Fake news and Freedom of Press: can the EU ever find the fine line?

Press conference by Mariya Gabriel, Member of the EC, and Madeleine de Cock Buning, Chair of the High-Level Expert Group on fake news and online disinformation
Date: 12/03/2018 Location: Brussels – EC/Berlaymont
© European Union , 2018.
Source: EC – Audiovisual Service Photo: Lukasz Kobus

The European Commission attempts to tackle disinformation which is spread online by building up strategic measures in the EU. Last January, the EC assigned to a High Level Expert Group (HLEG) to define the problem and propose concrete recommendations on how it can be dealt.

The report which was completed last month sets this issue as multi-dimensional and that it should be treated as such. It thus proposes short-term measures to the most pressing problems and long-term initiatives to strengthen society.

Disinformation: a multi-dimensional approach

First of all, the HLEG defines disinformation as a “phenomenon which includes all forms of false, inaccurate, or misleading information designed, presented and promoted to intentionally cause public harm or for profit”. According to the report, democratic political values are threatened by the creation and promotion of disinformation for financial gains or political goals. The HLEG mentions that simplistic approaches such as internet fragmentation and public or private censorship are not recommended.

On the contrary, a multi-dimensional approach is promoted based on five pillars. Transparency of online news is the first one where HLEG’s proposal is to make all the information available to the reader. Promotion of information literacy and strengthening of journalists and users are the second and third pillars respectively. Furthermore, it is imperative to protect the sustainability of the EU media news ecosystem and to continuously evaluate the disinformation issue and propose up-to-date solutions.

Code of Practice for platforms

The HLEG has proposed a code of principles which should be followed by platforms in order to ensure quality news and online information. According to this code, the platforms have to transform their advertising policies so as to be clear and transparent where it is prevented to use disinformation for profit.

The user’s data must be processed in a transparent way with respect to each user privacy and freedom of expression. What is more, platforms should provide users with visible options to access trustworthy news and create a user-friendly environment providing the opportunity to connect with trusted fact-checking sources.

With regards to the issue, Sir Julian King, the European commissioner for security, expressed his concern on how social media can function during political campaigns. More specifically, the European commissioner wrote a letter to Mariya Gabriel, European Commissioner for Digital Economy and Society, on March 19 according to the Financial Times: “The psychometric targeting activities such as those of Cambridge Analytica, a data analysis company, are just a preview of the profoundly disturbing effects such disinformation could have on the functioning of liberal democracies.
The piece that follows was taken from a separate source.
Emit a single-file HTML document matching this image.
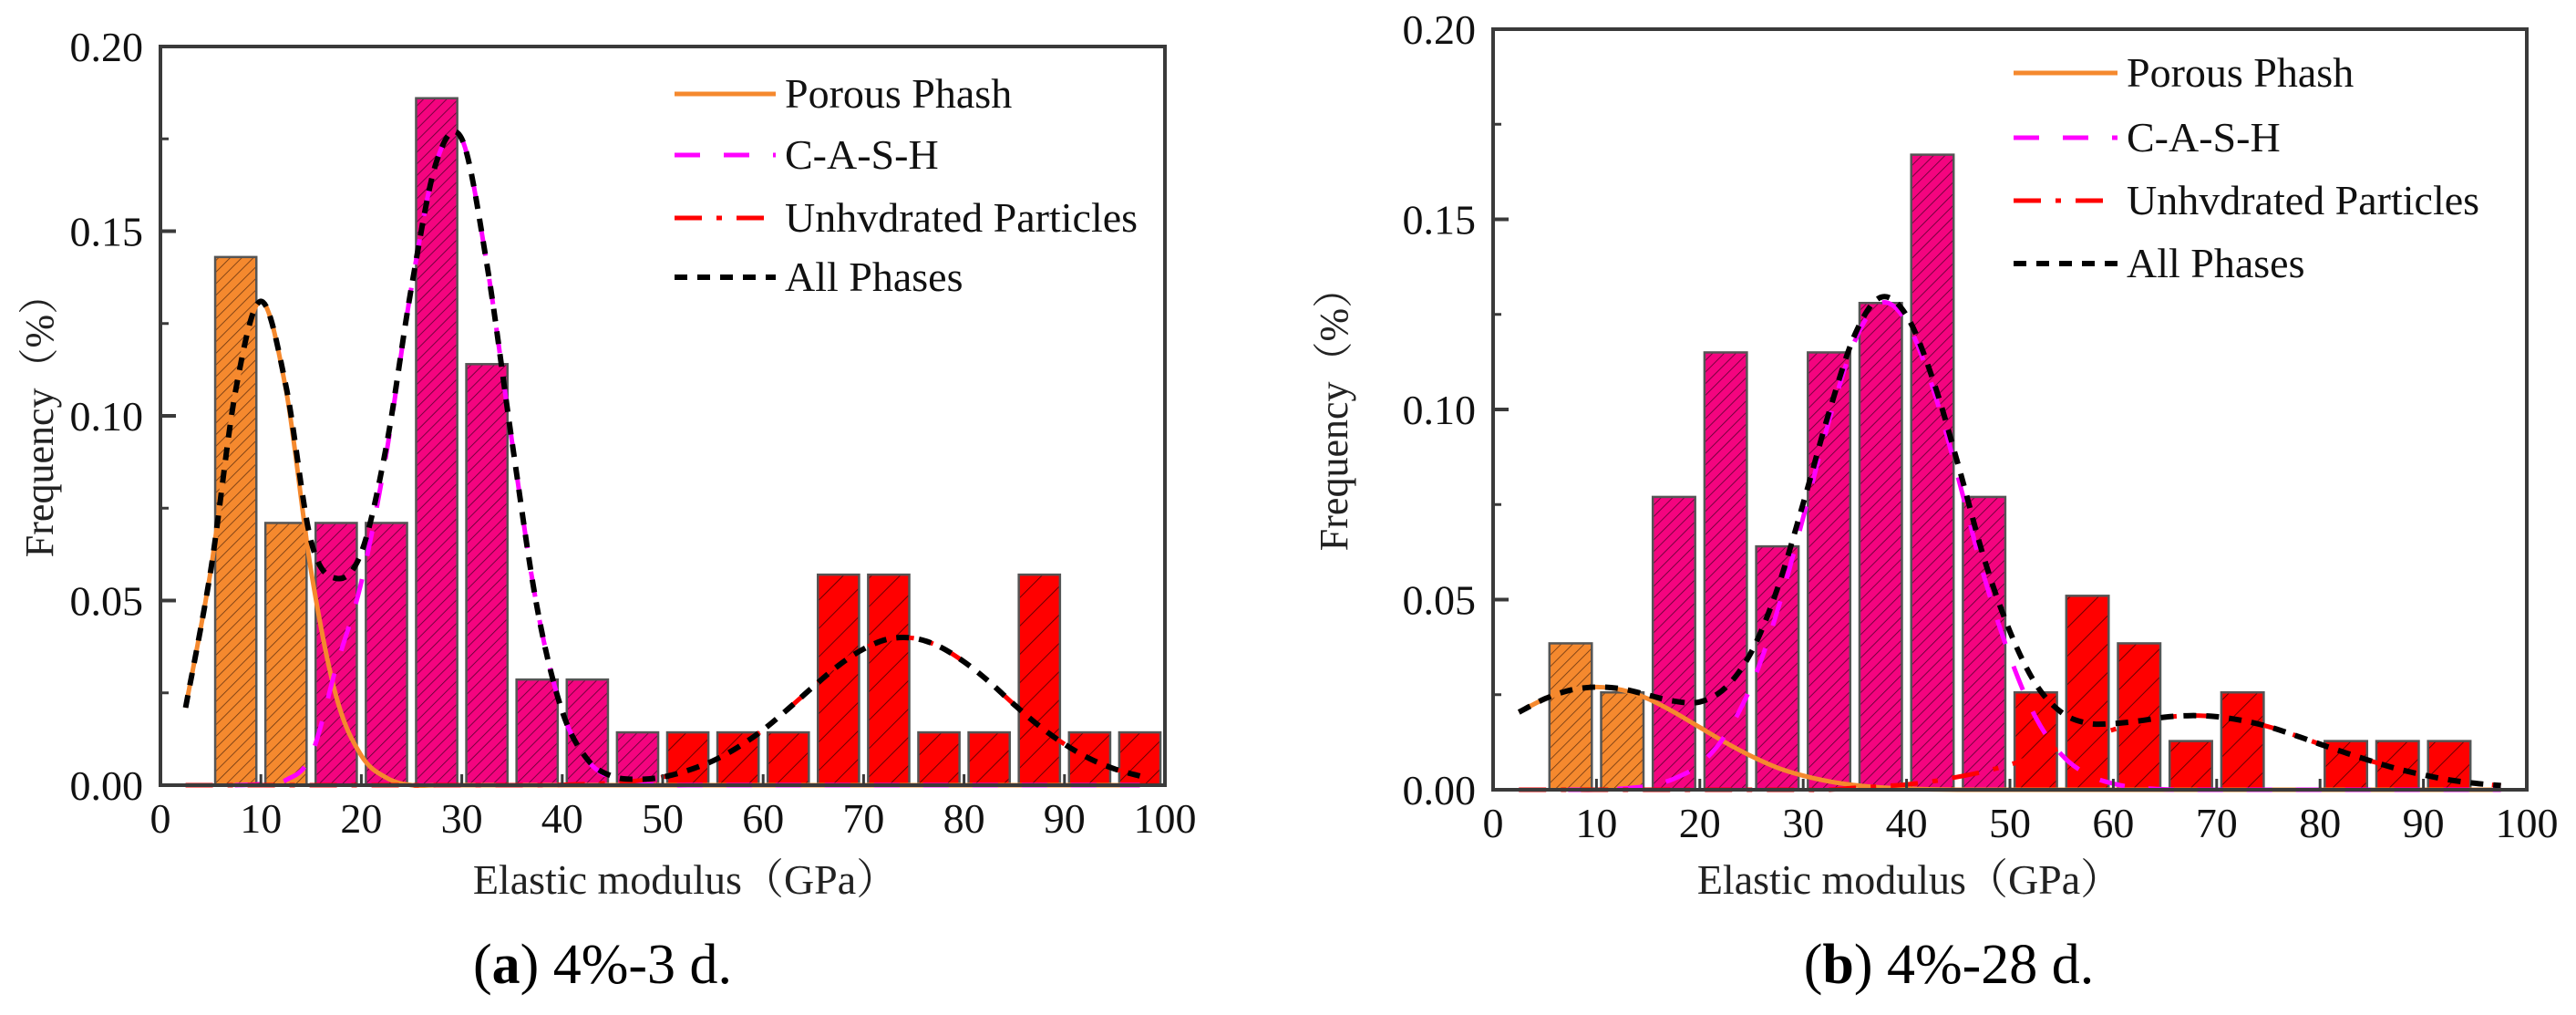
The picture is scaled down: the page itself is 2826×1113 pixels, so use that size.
<!DOCTYPE html>
<html><head><meta charset="utf-8"><style>
html,body{margin:0;padding:0;background:#fff}
svg{display:block;font-family:"Liberation Serif","Noto Serif CJK SC",serif}
</style></head><body>
<svg id="fig" width="2826" height="1113" viewBox="0 0 2826 1113" xmlns="http://www.w3.org/2000/svg">
<defs>
<pattern id="hatchO" patternUnits="userSpaceOnUse" width="9" height="9" patternTransform="rotate(45)"><rect width="9" height="9" fill="#F5892E"/><line x1="0" y1="0" x2="0" y2="9" stroke="#6a3510" stroke-width="1.6"/></pattern>
<pattern id="hatchP" patternUnits="userSpaceOnUse" width="9" height="9" patternTransform="rotate(45)"><rect width="9" height="9" fill="#F4047F"/><line x1="0" y1="0" x2="0" y2="9" stroke="#5a0030" stroke-width="1.6"/></pattern>
<pattern id="hatchR" patternUnits="userSpaceOnUse" width="22" height="22" patternTransform="rotate(45)"><rect width="22" height="22" fill="#FF0000"/><line x1="0" y1="0" x2="0" y2="22" stroke="#5a0000" stroke-width="1.8"/></pattern>
</defs>
</svg>
<script>
// ---------- data: chart (a) 4%-3 d ----------
const binStartsA = [5,10,15,20,25,30,35,40,45,50,55,60,65,70,75,80,85,90,95];
const freqA      = [0.143,0.071,0.071,0.071,0.186,0.114,0.0286,0.0286,0.0143,0.0143,0.0143,0.0143,0.057,0.057,0.0143,0.0143,0.057,0.0143,0.0143];
const phaseA     = ["O","O","P","P","P","P","P","P","P","R","R","R","R","R","R","R","R","R","R"];
const curveX = [2.5,5,7.5,10,12.5,15,17.5,20,22.5,25,27.5,30,32.5,35,37.5,40,42.5,45,47.5,50,52.5,55,57.5,60,62.5,65,67.5,70,72.5,75,77.5,80,82.5,85,87.5,90,92.5,95,97.5];
const porousA = [0.021,0.058,0.107,0.131,0.107,0.058,0.024,0.008,0.002,0,0,0,0,0,0,0,0,0,0,0,0,0,0,0,0,0,0,0,0,0,0,0,0,0,0,0,0,0,0];
const cashA   = [0,0,0,0.0003,0.0014,0.008,0.032,0.055,0.09,0.135,0.169,0.175,0.141,0.093,0.048,0.020,0.0068,0.0018,0.0004,0,0,0,0,0,0,0,0,0,0,0,0,0,0,0,0,0,0,0,0];
const unhydA  = [0,0,0,0,0,0,0,0,0,0,0,0,0,0,0,0.0001,0.0003,0.0006,0.0012,0.0022,0.004,0.0066,0.0103,0.015,0.0207,0.0267,0.0324,0.0369,0.0396,0.0398,0.0376,0.0334,0.028,0.0218,0.016,0.0111,0.0072,0.0044,0.0025];
const allA    = [0.021,0.058,0.107,0.131,0.108,0.066,0.056,0.063,0.092,0.135,0.169,0.175,0.141,0.093,0.048,0.020,0.007,0.0024,0.0016,0.0022,0.004,0.0066,0.0103,0.015,0.0207,0.0267,0.0324,0.0369,0.0396,0.0398,0.0376,0.0334,0.028,0.0218,0.016,0.0111,0.0072,0.0044,0.0025];
// ---------- data: chart (b) 4%-28 d ----------
const binStartsB = [5,10,15,20,25,30,35,40,45,50,55,60,65,70,80,85,90];
const freqB      = [0.0385,0.0256,0.077,0.115,0.064,0.115,0.128,0.167,0.077,0.0256,0.051,0.0385,0.0128,0.0256,0.0128,0.0128,0.0128];
const phaseB     = ["O","O","P","P","P","P","P","P","P","R","R","R","R","R","R","R","R"];
const porousB = [0.0204,0.0239,0.0262,0.027,0.0262,0.0239,0.0204,0.0164,0.0124,0.0088,0.0058,0.0037,0.0022,0.0012,0.0006,0.0003,0.0001,0,0,0,0,0,0,0,0,0,0,0,0,0,0,0,0,0,0,0,0,0,0];
const cashB   = [0,0,0,0,0.0003,0.001,0.0029,0.0067,0.0145,0.0275,0.047,0.0716,0.097,0.118,0.128,0.123,0.106,0.082,0.056,0.035,0.019,0.0092,0.004,0.0016,0.0005,0.0001,0,0,0,0,0,0,0,0,0,0,0,0,0];
const unhydB  = [0,0,0,0,0,0,0,0,0,0,0,0,0,0.0005,0.0009,0.0014,0.0022,0.0034,0.0048,0.0066,0.0088,0.0111,0.0135,0.0158,0.0176,0.019,0.0195,0.0192,0.0182,0.0166,0.0144,0.012,0.0097,0.0075,0.0055,0.0039,0.0026,0.0017,0.0011];
const allB    = [0.0204,0.0239,0.0262,0.027,0.0265,0.0249,0.0233,0.0231,0.0269,0.0363,0.0528,0.0753,0.0992,0.1197,0.1295,0.1247,0.1083,0.0854,0.0608,0.0416,0.0278,0.0203,0.0175,0.0174,0.0181,0.0191,0.0195,0.0192,0.0182,0.0166,0.0144,0.012,0.0097,0.0075,0.0055,0.0039,0.0026,0.0017,0.0011];
// ---------- ticks ----------
const xTickLabels = ["0","10","20","30","40","50","60","70","80","90","100"];
const yTickLabels = ["0.00","0.05","0.10","0.15","0.20"];
const legendLabels = ["Porous Phash","C-A-S-H","Unhvdrated Particles","All Phases"];

const NS="http://www.w3.org/2000/svg";
const svg=document.getElementById('fig');
function mk(tag,attrs,parent){const e=document.createElementNS(NS,tag);for(const k in attrs)e.setAttribute(k,attrs[k]);(parent||svg).appendChild(e);return e;}

const fills={O:"url(#hatchO)",P:"url(#hatchP)",R:"url(#hatchR)"};
const styles=[
 {stroke:"#F5892E",dash:"",w:5},
 {stroke:"#FF00FF",dash:"28 26",w:5},
 {stroke:"#FF0000",dash:"30 16 6 16",w:5},
 {stroke:"#000000",dash:"14 11",w:6}
];

function smoothPath(pts){
  let d='M'+pts[0][0].toFixed(1)+' '+pts[0][1].toFixed(1);
  for(let i=0;i<pts.length-1;i++){
    const p0=pts[Math.max(0,i-1)],p1=pts[i],p2=pts[i+1],p3=pts[Math.min(pts.length-1,i+2)];
    const c1x=p1[0]+(p2[0]-p0[0])/6,c1y=p1[1]+(p2[1]-p0[1])/6;
    const c2x=p2[0]-(p3[0]-p1[0])/6,c2y=p2[1]-(p3[1]-p1[1])/6;
    d+=' C'+c1x.toFixed(1)+' '+c1y.toFixed(1)+' '+c2x.toFixed(1)+' '+c2y.toFixed(1)+' '+p2[0].toFixed(1)+' '+p2[1].toFixed(1);
  }
  return d;
}

function drawChart(c){
  const g=mk('g',{});
  
  
  const X=v=>c.x0+(v/100)*(c.x1-c.x0);
  const Y=v=>c.y0-(v/0.20)*(c.y0-c.yt);
  c.bins.forEach((b,i)=>{
    const r=mk('rect',{x:X(b+0.45),y:Y(c.freq[i]),width:X(b+4.55)-X(b+0.45),height:c.y0-Y(c.freq[i]),fill:fills[c.phase[i]],stroke:"#555",'stroke-width':2.5},g);
    
    
  });
  c.curves.forEach((arr,k)=>{
    const pts=curveX.map((xv,i)=>[X(xv),Math.min(c.y0,Y(arr[i]))]);
    const p=mk('path',{d:smoothPath(pts),fill:'none',stroke:styles[k].stroke,'stroke-width':styles[k].w,'stroke-dasharray':styles[k].dash,'stroke-linejoin':'round'},g);
    
    
  });
  const box=mk('rect',{x:c.x0,y:c.yt,width:c.x1-c.x0,height:c.y0-c.yt,fill:'none',stroke:'#3a3a3a','stroke-width':4},g);
  
  
  yTickLabels.forEach((lab,i)=>{
    const v=i*0.05,y=Y(v);
    if(i>0&&i<4) mk('line',{x1:c.x0,x2:c.x0+17,y1:y,y2:y,stroke:'#3a3a3a','stroke-width':4},g);
    if(i<4){const ym=Y(v+0.025);mk('line',{x1:c.x0,x2:c.x0+9,y1:ym,y2:ym,stroke:'#3a3a3a','stroke-width':3},g);}
    const t=mk('text',{x:c.x0-19,y:y+16,'text-anchor':'end','font-size':46,fill:'#111'},g);
    t.textContent=lab;
    
    
  });
  xTickLabels.forEach((lab,i)=>{
    const x=X(i*10);
    if(i>0&&i<10) mk('line',{x1:x,x2:x,y1:c.y0,y2:c.y0-12,stroke:'#3a3a3a','stroke-width':3},g);
    const t=mk('text',{x:x,y:c.y0+52,'text-anchor':'middle','font-size':46,fill:'#111'},g);
    t.textContent=lab;
    
    
  });
  const xt=mk('text',{x:c.xtX,y:980,'text-anchor':'middle','font-size':46,fill:'#222'},g);
  xt.textContent='Elastic modulus（GPa）';
  
  
  const yc=(c.y0+c.yt)/2;
  const yt=mk('text',{x:0,y:0,'text-anchor':'middle','font-size':44,fill:'#222',transform:`translate(${c.ytX},${yc}) rotate(-90)`},g);
  yt.textContent='Frequency（%）';
  
  
  c.leg.rows.forEach((ry,k)=>{
    const l=mk('line',{x1:c.leg.lx0,x2:c.leg.lx1,y1:ry,y2:ry,stroke:styles[k].stroke,'stroke-width':styles[k].w,'stroke-dasharray':styles[k].dash},g);
    
    
    const t=mk('text',{x:c.leg.tx,y:ry+15,'font-size':46,fill:'#111'},g);
    t.textContent=legendLabels[k];
    
    
  });
  const cap=mk('text',{x:c.capX,y:1078,'text-anchor':'middle','font-size':62,fill:'#000'},g);
  cap.innerHTML='(<tspan font-weight="bold">'+c.key+'</tspan>) '+c.cap;
  
  
}

drawChart({name:'chart-a',key:'a',x0:176,x1:1278,y0:861,yt:51,bins:binStartsA,freq:freqA,phase:phaseA,
  curves:[porousA,cashA,unhydA,allA],xtX:752,ytX:58,capX:661,cap:'4%-3 d.',
  leg:{lx0:740,lx1:851,tx:861,rows:[103,170,239,304]}});
drawChart({name:'chart-b',key:'b',x0:1638,x1:2772,y0:866,yt:32,bins:binStartsB,freq:freqB,phase:phaseB,
  curves:[porousB,cashB,unhydB,allB],xtX:2095,ytX:1478,capX:2138,cap:'4%-28 d.',
  leg:{lx0:2209,lx1:2323,tx:2333,rows:[80,151,220,289]}});
</script>
</body></html>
It is clear that the cyber-security threat we are facing is changing from one primarily targeting systems to one that is also increasingly about deploying cyber means to manipulate behaviour, deepen societal divides, subvert our democratic systems and raise questions about our democratic institutions”.

The HLEG has suggested that this Code should be self-regulated in the short and medium- run and all shareholders including online platforms, news media organisations, journalists, fact-checkers, independent content creators and the advertising industry have to comply with the principles, roles and responsibilities of the Code.

Education is a key factor

But who can decide on the way media work and judge them at the end of the day? The only one who should criticize media must be the reader and it should be up to him to decide and distinguish among “fake” and “non-fake” news.  According to critics, this work faces the risk of undermining freedom of expression and publishers’ rights.

A group of lawyers complained to the EU ombudsman last week saying that: “The EU Disinformation Review seeks to control the right to freedom of expression by labelling publishers as disinformation outlets and their content as disinformation, creating a chilling effect on the work of journalists that is central to democracy”. Furthermore, the group mentioned that the EU cannot decide whether a publication is producing disinformation as it does not have a clear and reliable approach.

Instead, more attention should be paid to the educational system enhancement provided to the EU citizens in order to be able to understand false or inaccurate information which is meant to harm and mislead them intentionally. Thus, people should be in the position of evaluating the accuracy of the information in a more efficient way while freedom of speech would not be violated.